* _INSTRUCTION_:
Write out the listing, please, but only from its first line through the line containing "const arcs = pie(values);", exactly as given and without pictures.
+---+
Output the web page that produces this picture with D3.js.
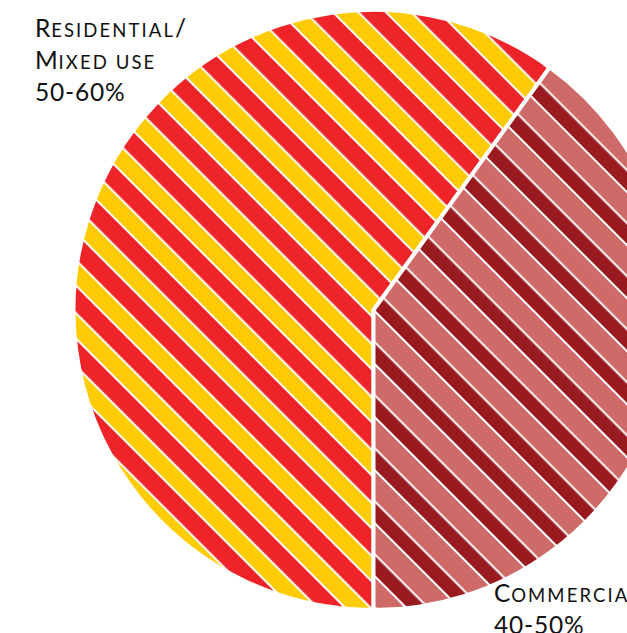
<!DOCTYPE html>
<html>
<head>
<meta charset="utf-8">
<script src="https://cdn.jsdelivr.net/npm/d3@7"></script>
<style>
  html, body { margin: 0; padding: 0; background: #fff; overflow: hidden; }
  svg { display: block; }
</style>
</head>
<body>
<svg id="chart" width="627" height="633"></svg>
<script>
// ---- data ----
const categories = ["Residential/Mixed use", "Commercial"];
const values = [60, 40];
const labelLines = [
  ["Residential/", "Mixed use", "50-60%"],
  ["Commercial", "40-50%"]
];

// ---- style ----
const W = 627, H = 633;
const cx = 373.5, cy = 310, R = 300;
const stripePeriod = 37.5;
const stripeStyles = [
  { a: "#FFCB05", b: "#EE2428", off: 24.5, aw: 18 },   // residential: yellow / red
  { a: "#991B1F", b: "#CE6A68", off: 30.2, aw: 15.5 }  // commercial: dark red / pink
];
const labelPos = [
  { x: 35, y: 37 },
  { x: 494, y: 602 }
];
const lineH = 32.2;
const bigSize = 24.5, smallSize = 18.5;

const svg = d3.select("#chart");
const defs = svg.append("defs");

stripeStyles.forEach((s, i) => {
  const p = defs.append("pattern")
    .attr("id", "stripe" + i)
    .attr("patternUnits", "userSpaceOnUse")
    .attr("x", s.off).attr("y", 0)
    .attr("width", stripePeriod).attr("height", 20)
    .attr("patternTransform", `translate(${cx},${cy}) rotate(-45)`);
  p.append("rect").attr("x", 0).attr("y", 0).attr("width", s.aw).attr("height", 20).attr("fill", s.a);
  p.append("rect").attr("x", s.aw).attr("y", 0).attr("width", stripePeriod - s.aw).attr("height", 20).attr("fill", s.b);
  p.append("rect").attr("x", -1).attr("y", 0).attr("width", 2).attr("height", 20).attr("fill", "#fff");
  p.append("rect").attr("x", stripePeriod - 1).attr("y", 0).attr("width", 2).attr("height", 20).attr("fill", "#fff");
  p.append("rect").attr("x", s.aw - 1).attr("y", 0).attr("width", 2).attr("height", 20).attr("fill", "#fff");
});

const pie = d3.pie().sort(null).startAngle(Math.PI).endAngle(3 * Math.PI);
const arc = d3.arc().innerRadius(0).outerRadius(R);
const arcs = pie(values);

const g = svg.append("g").attr("transform", `translate(${cx},${cy})`);
g.selectAll("path.slice")
  .data(arcs)
  .join("path")
  .attr("class", "slice")
  .attr("d", arc)
  .attr("fill", (d, i) => `url(#stripe${i})`)
  .attr("stroke", "#fff")
  .attr("stroke-width", 4)
  .attr("stroke-linejoin", "miter");

// small-caps labels
function addSmallCaps(textSel, str) {
  const parts = [];
  for (const ch of str) {
    const isLower = ch !== ch.toUpperCase();
    const small = isLower || ch === " ";
    const size = small ? smallSize : bigSize;
    const c = ch.toUpperCase();
    if (parts.length && parts[parts.length - 1].size === size) parts[parts.length - 1].t += c;
    else parts.push({ t: c, size, small });
  }
  parts.forEach(pt => textSel.append("tspan")
    .attr("font-size", pt.size)
    .attr("letter-spacing", pt.small ? 2.1 : 0.8)
    .text(pt.t));
}

labelLines.forEach((lines, i) => {
  const t = svg.append("text")
    .attr("class", "label")
    .attr("font-family", "Lato, 'Open Sans', sans-serif")
    .attr("fill", "#111");
  lines.forEach((ln, j) => {
    const lt = t.append("tspan").attr("x", labelPos[i].x).attr("y", labelPos[i].y + j * lineH);
    addSmallCaps(lt, ln);
  });
});
</script>
</body>
</html>
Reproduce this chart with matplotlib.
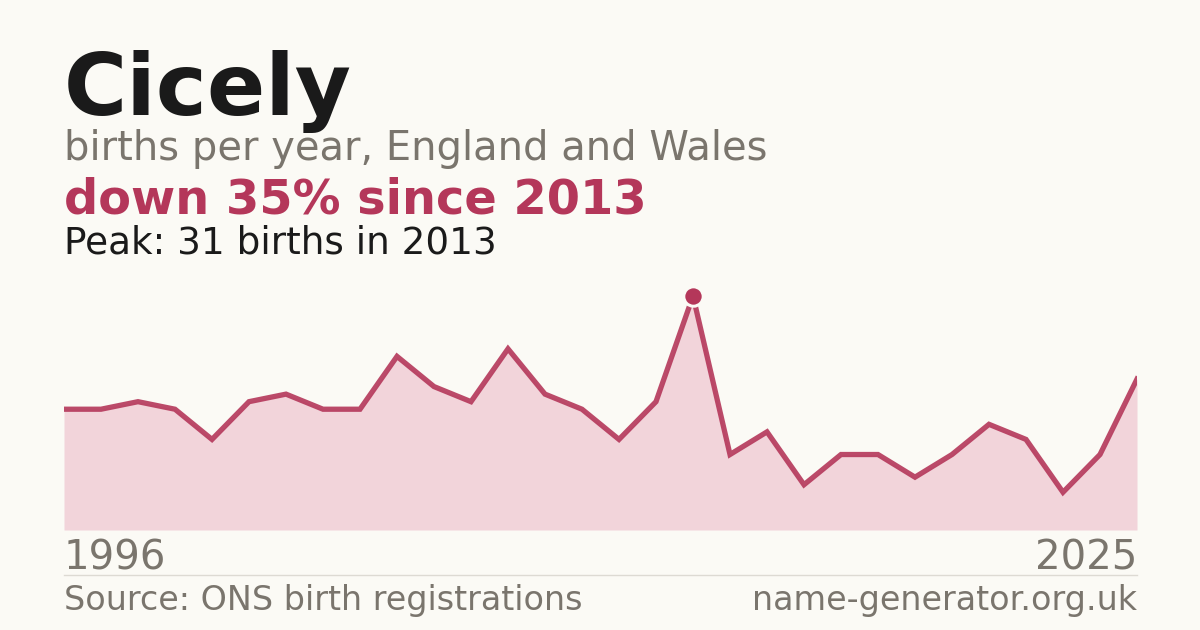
import matplotlib
matplotlib.use("Agg")
import matplotlib.pyplot as plt

years = list(range(1996, 2026))
births = [16, 16, 17, 16, 12, 17, 18, 16, 16, 23, 19, 17, 24, 18, 16, 12, 17, 31,
          10, 13, 6, 10, 10, 7, 10, 14, 12, 5, 10, 20]
title = "Cicely"
subtitle = "births per year, England and Wales"
headline = "down 35% since 2013"
peak_text = "Peak: 31 births in 2013"
source = "Source: ONS birth registrations"
site = "name-generator.org.uk"

BG = "#fbfaf5"
RED = "#b4375a"
FILL = "#f2d4da"
GRAY = "#7a756d"
DARK = "#1a1a1a"

W, H = 1200, 630
fig = plt.figure(figsize=(12, 6.3), dpi=100, facecolor=BG)

def fx(px):
    return px / W

def fy(py):
    return 1 - py / H

ax = fig.add_axes([fx(64), fy(530), fx(1137) - fx(64), fy(296) - fy(530)])
ax.set_facecolor(BG)
ax.patch.set_alpha(0)
ax.fill_between(years, births, 0, color=FILL, lw=0)
ax.plot(years, births, color=RED, lw=3.8, solid_joinstyle="miter", alpha=0.9)
pk = births.index(max(births))
ax.plot([years[pk]], [births[pk]], "o", ms=14, color=RED, mec=BG, mew=2.2,
        clip_on=False, zorder=5)
ax.set_xlim(years[0], years[-1])
ax.set_ylim(0, max(births))
ax.axis("off")

fig.text(fx(64), fy(115), title, fontsize=62, fontweight="bold", color=DARK,
         ha="left", va="baseline")
fig.text(fx(64), fy(160), subtitle, fontsize=28.8, color=GRAY, ha="left", va="baseline")
fig.text(fx(64), fy(214), headline, fontsize=34.5, fontweight="bold", color=RED,
         ha="left", va="baseline")
fig.text(fx(64), fy(254), peak_text, fontsize=26.9, color=DARK, ha="left", va="baseline")

fig.text(fx(64), fy(570), str(years[0]), fontsize=29, color=GRAY, ha="left", va="baseline")
fig.text(fx(1137), fy(570), str(years[-1]), fontsize=29, color=GRAY, ha="right", va="baseline")

fig.add_artist(plt.Line2D([fx(64), fx(1137)], [fy(574.5), fy(574.5)],
                          color="#dddad3", lw=1))

fig.text(fx(64), fy(610), source, fontsize=24, color=GRAY, ha="left", va="baseline")
fig.text(fx(1137), fy(610), site, fontsize=24, color=GRAY, ha="right", va="baseline")

fig.savefig("out.png", dpi=100, facecolor=BG)
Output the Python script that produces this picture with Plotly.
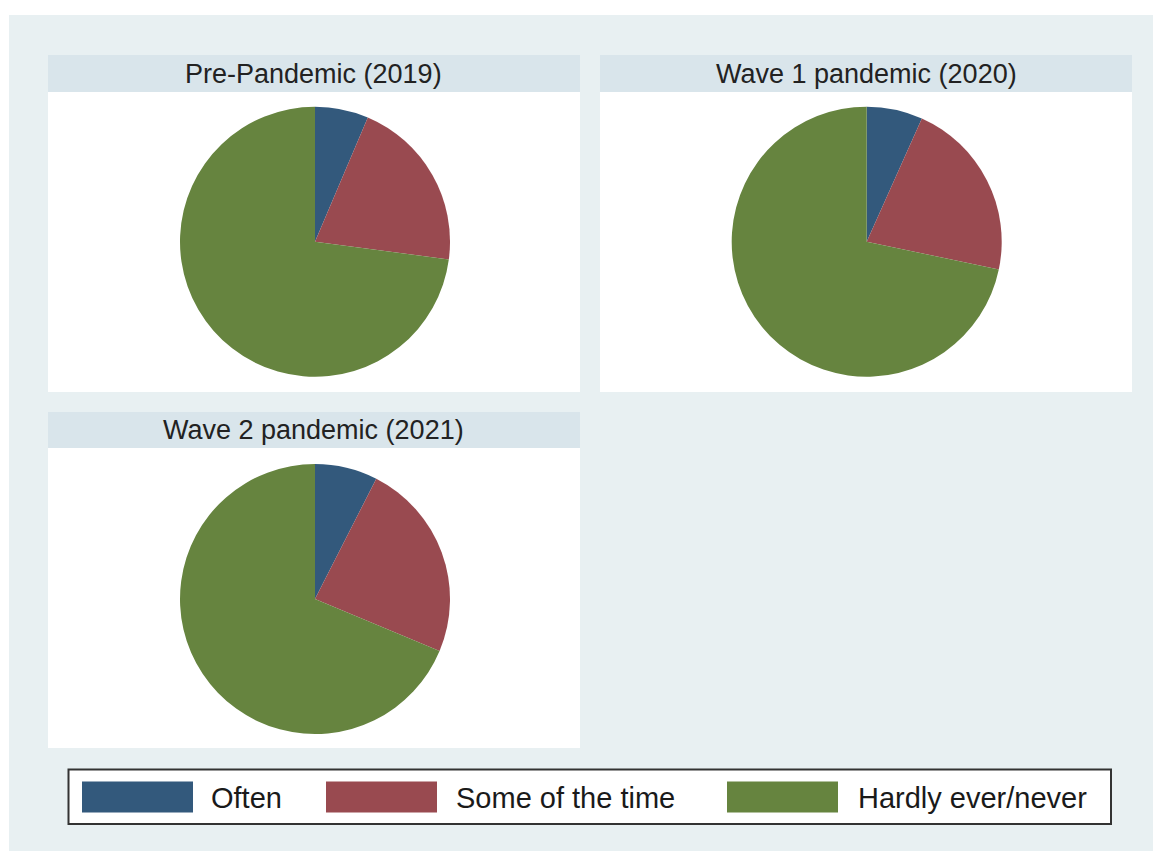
import plotly.graph_objects as go

# ---- data ----
panel_titles = ["Pre-Pandemic (2019)", "Wave 1 pandemic (2020)", "Wave 2 pandemic (2021)"]
categories = ["Often", "Some of the time", "Hardly ever/never"]
often = [6.4, 6.7, 7.5]
some_of_the_time = [20.7, 21.6, 23.8]
hardly_ever = [72.9, 71.7, 68.7]

colors = ["#33597C", "#994A50", "#66843F"]
BG = "#E8F0F2"

W, H = 1153, 851


def fx(px):
    return px / W


def fy(py):
    return 1 - py / H


fig = go.Figure()

# panel geometry in pixels: (left, right, strip_top, strip_bottom, panel_bottom)
panels = [
    (48, 580, 55, 92, 392),
    (600, 1132, 55, 92, 392),
    (48, 580, 412, 448, 748),
]
pie_centers = [(315, 241.7), (866.7, 241.7), (315, 599)]
R = 135

shapes = []
annotations = []

# white outer border on top and left
shapes.append(dict(type="rect", xref="paper", yref="paper", x0=0, x1=1, y0=fy(15), y1=1,
                   fillcolor="#FFFFFF", line=dict(width=0), layer="below"))
shapes.append(dict(type="rect", xref="paper", yref="paper", x0=0, x1=fx(9), y0=0, y1=1,
                   fillcolor="#FFFFFF", line=dict(width=0), layer="below"))

for i, (l, r, st, sb, pb) in enumerate(panels):
    shapes.append(dict(type="rect", xref="paper", yref="paper", x0=fx(l), x1=fx(r), y0=fy(sb), y1=fy(st),
                       fillcolor="#D9E5EB", line=dict(width=0), layer="below"))
    shapes.append(dict(type="rect", xref="paper", yref="paper", x0=fx(l), x1=fx(r), y0=fy(pb), y1=fy(sb),
                       fillcolor="#FFFFFF", line=dict(width=0), layer="below"))
    annotations.append(dict(text=panel_titles[i], xref="paper", yref="paper",
                            x=fx((l + r) / 2), y=fy((st + sb) / 2), xanchor="center", yanchor="middle",
                            showarrow=False, font=dict(size=27, color="#222222",
                                                       family="Liberation Sans, Arial, sans-serif")))
    cx, cy = pie_centers[i]
    fig.add_trace(go.Pie(
        labels=categories,
        values=[often[i], some_of_the_time[i], hardly_ever[i]],
        sort=False, direction="clockwise", rotation=0,
        marker=dict(colors=colors, line=dict(width=0)),
        textinfo="none", hoverinfo="label+percent",
        domain=dict(x=[fx(cx - R), fx(cx + R)], y=[fy(cy + R), fy(cy - R)]),
        showlegend=False,
    ))

# legend box
shapes.append(dict(type="rect", xref="paper", yref="paper", x0=fx(68.5), x1=fx(1111), y0=fy(824), y1=fy(769.5),
                   fillcolor="#FFFFFF", line=dict(width=2, color="#333333")))
patch_x = [82, 326, 727]
text_x = [209, 454, 856]
for k, cat in enumerate(categories):
    shapes.append(dict(type="rect", xref="paper", yref="paper", x0=fx(patch_x[k]), x1=fx(patch_x[k] + 111),
                       y0=fy(812.5), y1=fy(781.5), fillcolor=colors[k], line=dict(width=0)))
    annotations.append(dict(text=cat, xref="paper", yref="paper", x=fx(text_x[k]), y=fy(798),
                            xanchor="left", yanchor="middle", showarrow=False,
                            font=dict(size=29, color="#1a1a1a", family="Liberation Sans, Arial, sans-serif")))

fig.update_layout(
    width=W, height=H,
    margin=dict(l=0, r=0, t=0, b=0),
    paper_bgcolor=BG,
    plot_bgcolor=BG,
    shapes=shapes,
    annotations=annotations,
)

fig.write_html("out.html", config={"displayModeBar": False},
               post_script="document.body.style.margin='0px';document.body.style.background='%s';" % BG)
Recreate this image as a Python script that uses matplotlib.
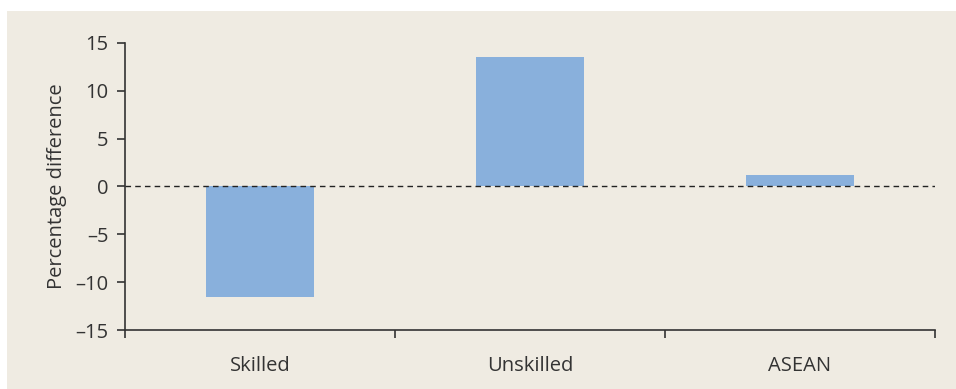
+---+
* _RESPONSE_:
Output the web page that produces this picture with D3.js.
<!DOCTYPE html>
<html>
<head>
<meta charset="utf-8">
<script src="https://cdn.jsdelivr.net/npm/d3@7"></script>
<style>
  html, body { margin: 0; padding: 0; background: #fff; overflow: hidden; }
  svg { display: block; }
</style>
</head>
<body>
<svg id="chart" width="627" height="633"></svg>
<script>
// ---- data ----
const categories = ["Residential/Mixed use", "Commercial"];
const values = [60, 40];
const labelLines = [
  ["Residential/", "Mixed use", "50-60%"],
  ["Commercial", "40-50%"]
];

// ---- style ----
const W = 627, H = 633;
const cx = 373.5, cy = 310, R = 300;
const stripePeriod = 37.5;
const stripeStyles = [
  { a: "#FFCB05", b: "#EE2428", off: 24.5, aw: 18 },   // residential: yellow / red
  { a: "#991B1F", b: "#CE6A68", off: 30.2, aw: 15.5 }  // commercial: dark red / pink
];
const labelPos = [
  { x: 35, y: 37 },
  { x: 494, y: 602 }
];
const lineH = 32.2;
const bigSize = 24.5, smallSize = 18.5;

const svg = d3.select("#chart");
const defs = svg.append("defs");

stripeStyles.forEach((s, i) => {
  const p = defs.append("pattern")
    .attr("id", "stripe" + i)
    .attr("patternUnits", "userSpaceOnUse")
    .attr("x", s.off).attr("y", 0)
    .attr("width", stripePeriod).attr("height", 20)
    .attr("patternTransform", `translate(${cx},${cy}) rotate(-45)`);
  p.append("rect").attr("x", 0).attr("y", 0).attr("width", s.aw).attr("height", 20).attr("fill", s.a);
  p.append("rect").attr("x", s.aw).attr("y", 0).attr("width", stripePeriod - s.aw).attr("height", 20).attr("fill", s.b);
  p.append("rect").attr("x", -1).attr("y", 0).attr("width", 2).attr("height", 20).attr("fill", "#fff");
  p.append("rect").attr("x", stripePeriod - 1).attr("y", 0).attr("width", 2).attr("height", 20).attr("fill", "#fff");
  p.append("rect").attr("x", s.aw - 1).attr("y", 0).attr("width", 2).attr("height", 20).attr("fill", "#fff");
});

const pie = d3.pie().sort(null).startAngle(Math.PI).endAngle(3 * Math.PI);
const arc = d3.arc().innerRadius(0).outerRadius(R);
const arcs = pie(values);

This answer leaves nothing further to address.